▶
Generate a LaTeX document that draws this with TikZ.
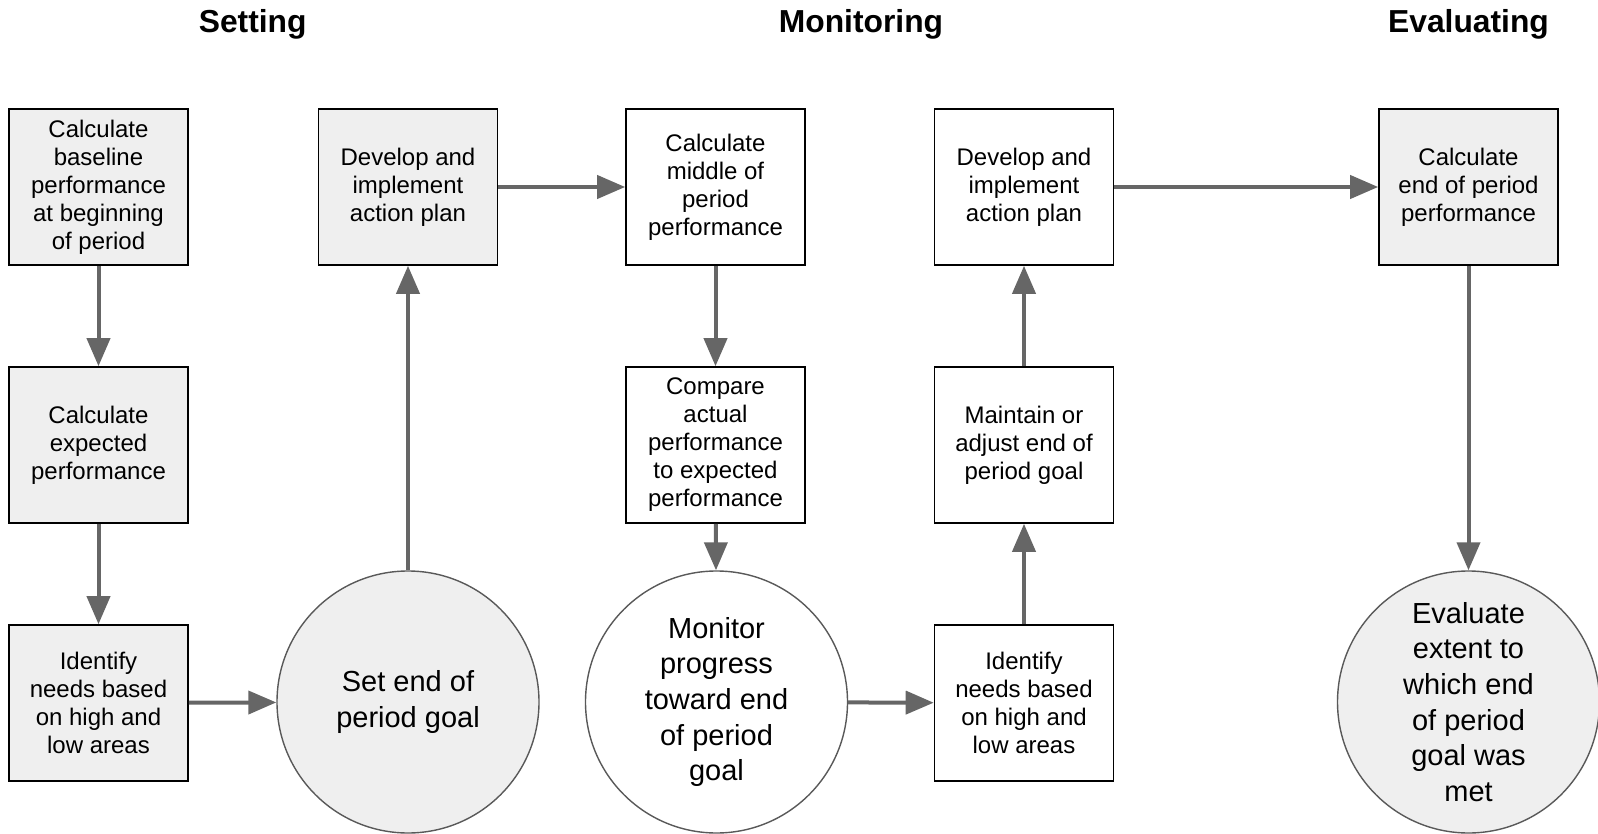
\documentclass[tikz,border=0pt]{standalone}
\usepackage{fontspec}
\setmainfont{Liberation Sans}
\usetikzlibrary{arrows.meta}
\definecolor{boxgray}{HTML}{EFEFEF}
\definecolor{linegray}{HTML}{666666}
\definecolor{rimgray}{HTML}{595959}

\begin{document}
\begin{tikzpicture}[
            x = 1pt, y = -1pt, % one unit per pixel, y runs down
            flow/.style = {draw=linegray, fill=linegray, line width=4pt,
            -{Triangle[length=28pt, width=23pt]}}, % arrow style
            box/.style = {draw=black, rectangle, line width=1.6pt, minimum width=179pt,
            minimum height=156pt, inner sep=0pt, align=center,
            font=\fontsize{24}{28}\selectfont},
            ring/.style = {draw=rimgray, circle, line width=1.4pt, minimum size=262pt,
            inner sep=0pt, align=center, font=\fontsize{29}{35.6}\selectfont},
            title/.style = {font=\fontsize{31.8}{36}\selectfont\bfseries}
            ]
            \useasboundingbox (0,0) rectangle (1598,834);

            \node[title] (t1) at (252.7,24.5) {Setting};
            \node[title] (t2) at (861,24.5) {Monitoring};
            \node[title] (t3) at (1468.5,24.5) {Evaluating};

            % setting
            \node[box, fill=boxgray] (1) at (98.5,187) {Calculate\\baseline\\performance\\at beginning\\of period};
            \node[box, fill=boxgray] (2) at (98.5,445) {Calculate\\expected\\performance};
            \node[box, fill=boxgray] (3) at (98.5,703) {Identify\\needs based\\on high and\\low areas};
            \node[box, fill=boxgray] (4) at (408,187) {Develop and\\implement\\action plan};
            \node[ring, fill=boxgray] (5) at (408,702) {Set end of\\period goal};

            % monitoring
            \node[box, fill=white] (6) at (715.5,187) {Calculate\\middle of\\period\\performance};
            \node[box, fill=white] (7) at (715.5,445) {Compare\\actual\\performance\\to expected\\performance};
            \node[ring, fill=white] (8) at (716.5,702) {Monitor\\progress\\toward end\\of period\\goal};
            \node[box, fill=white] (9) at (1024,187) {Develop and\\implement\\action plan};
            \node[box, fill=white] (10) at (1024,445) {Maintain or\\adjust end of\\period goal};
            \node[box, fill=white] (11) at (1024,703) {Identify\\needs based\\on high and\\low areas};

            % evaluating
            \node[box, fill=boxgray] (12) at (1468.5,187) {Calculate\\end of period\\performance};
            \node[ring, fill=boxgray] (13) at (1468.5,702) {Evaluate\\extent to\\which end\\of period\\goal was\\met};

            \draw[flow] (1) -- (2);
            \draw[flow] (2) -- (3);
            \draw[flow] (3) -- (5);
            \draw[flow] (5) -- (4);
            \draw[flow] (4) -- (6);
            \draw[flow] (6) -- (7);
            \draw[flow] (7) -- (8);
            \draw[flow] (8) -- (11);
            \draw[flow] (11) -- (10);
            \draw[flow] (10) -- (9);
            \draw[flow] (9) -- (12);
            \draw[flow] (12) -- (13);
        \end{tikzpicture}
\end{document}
◀
▶ **REQUEST**:
Only lines belong in the copy: transcribe those from the start of the data through the line that contains "fill=boxgray] (5) at", and skip the pictures.

▶ **REPLY TO THE EXERCISE**:
Generate a LaTeX document that draws this with TikZ.
\documentclass[tikz,border=0pt]{standalone}
\usepackage{fontspec}
\setmainfont{Liberation Sans}
\usetikzlibrary{arrows.meta}
\definecolor{boxgray}{HTML}{EFEFEF}
\definecolor{linegray}{HTML}{666666}
\definecolor{rimgray}{HTML}{595959}

\begin{document}
\begin{tikzpicture}[
            x = 1pt, y = -1pt, % one unit per pixel, y runs down
            flow/.style = {draw=linegray, fill=linegray, line width=4pt,
            -{Triangle[length=28pt, width=23pt]}}, % arrow style
            box/.style = {draw=black, rectangle, line width=1.6pt, minimum width=179pt,
            minimum height=156pt, inner sep=0pt, align=center,
            font=\fontsize{24}{28}\selectfont},
            ring/.style = {draw=rimgray, circle, line width=1.4pt, minimum size=262pt,
            inner sep=0pt, align=center, font=\fontsize{29}{35.6}\selectfont},
            title/.style = {font=\fontsize{31.8}{36}\selectfont\bfseries}
            ]
            \useasboundingbox (0,0) rectangle (1598,834);

            \node[title] (t1) at (252.7,24.5) {Setting};
            \node[title] (t2) at (861,24.5) {Monitoring};
            \node[title] (t3) at (1468.5,24.5) {Evaluating};

            % setting
            \node[box, fill=boxgray] (1) at (98.5,187) {Calculate\\baseline\\performance\\at beginning\\of period};
            \node[box, fill=boxgray] (2) at (98.5,445) {Calculate\\expected\\performance};
            \node[box, fill=boxgray] (3) at (98.5,703) {Identify\\needs based\\on high and\\low areas};
            \node[box, fill=boxgray] (4) at (408,187) {Develop and\\implement\\action plan};
            \node[ring, fill=boxgray] (5) at (408,702) {Set end of\\period goal};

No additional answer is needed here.